Angenehm, dieses Buch hat eine Haltung. Die muß man gar nicht immer teilen, aber Schneider will es gewiß nicht allen recht machen. Meinungsstark und selbstbewußt ist der Autor in seinen Urteilen und erfreut sich an eigenen Wortschöpfungen wie „bekiffte Weltindifferenz mit Amok-Dialektik“ oder „bürgerliche Schweinskrämerseele“. Das ist dann Soziologen-Punk. Allerdings erscheint mir der Ton des Autors manchmal auch besserwisserisch oder gar schnippisch. Schneider schreibt einen ebenso witzigen wie analytischen Stil. Manchmal verliert er sich aber in einer schier unendlichen Detailfülle und hemmt so mehr als einmal den Lesefluß.
Teil 2 des Buchs besteht aus einer kommentierten Discographie und einer Kassettographie. Beeindruckend, eine enorme Fleißarbeit. Allerdings konnte der Autor dabei auch auf die schon sehr gute Discographie der Internetseite www.punk-disco.com zurückgreifen. Rund tausend Platten sind gelistet, darunter Bands, von denen kaum jemand je gehört haben dürfte.
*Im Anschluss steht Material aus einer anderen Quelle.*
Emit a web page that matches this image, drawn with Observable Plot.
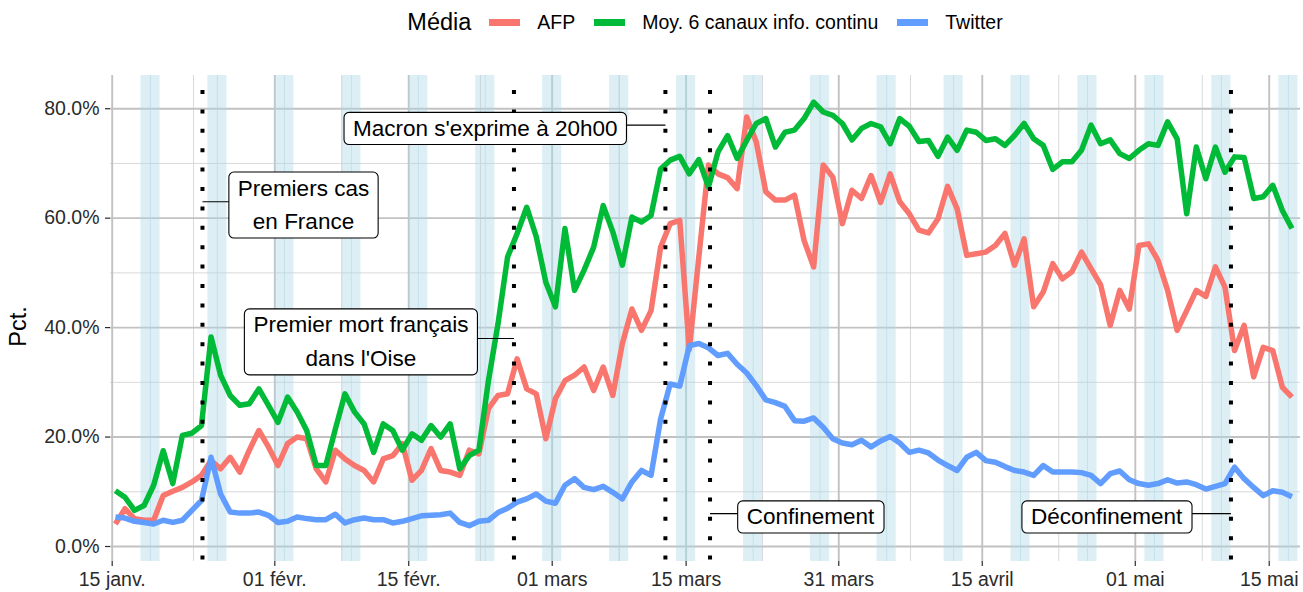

Dazu kommt ein ebenso umfangreicher Quellenfundus von Kassetten. Dabei grub er Bands aus, bei denen jede Internetsuchmaschine aufgibt. Mit „Als die Welt noch unterging“ legt Frank A. Schneider eine detaillierte kulturgeschichtliche Chronik der westdeutschen Punk- und NDW-Entwicklung vor. Die Jugend von heute allerdings, die muß sich nun mit neuen NDW-Bands wie Mia oder Jennifer Rostock aushalten. Glückwunsch!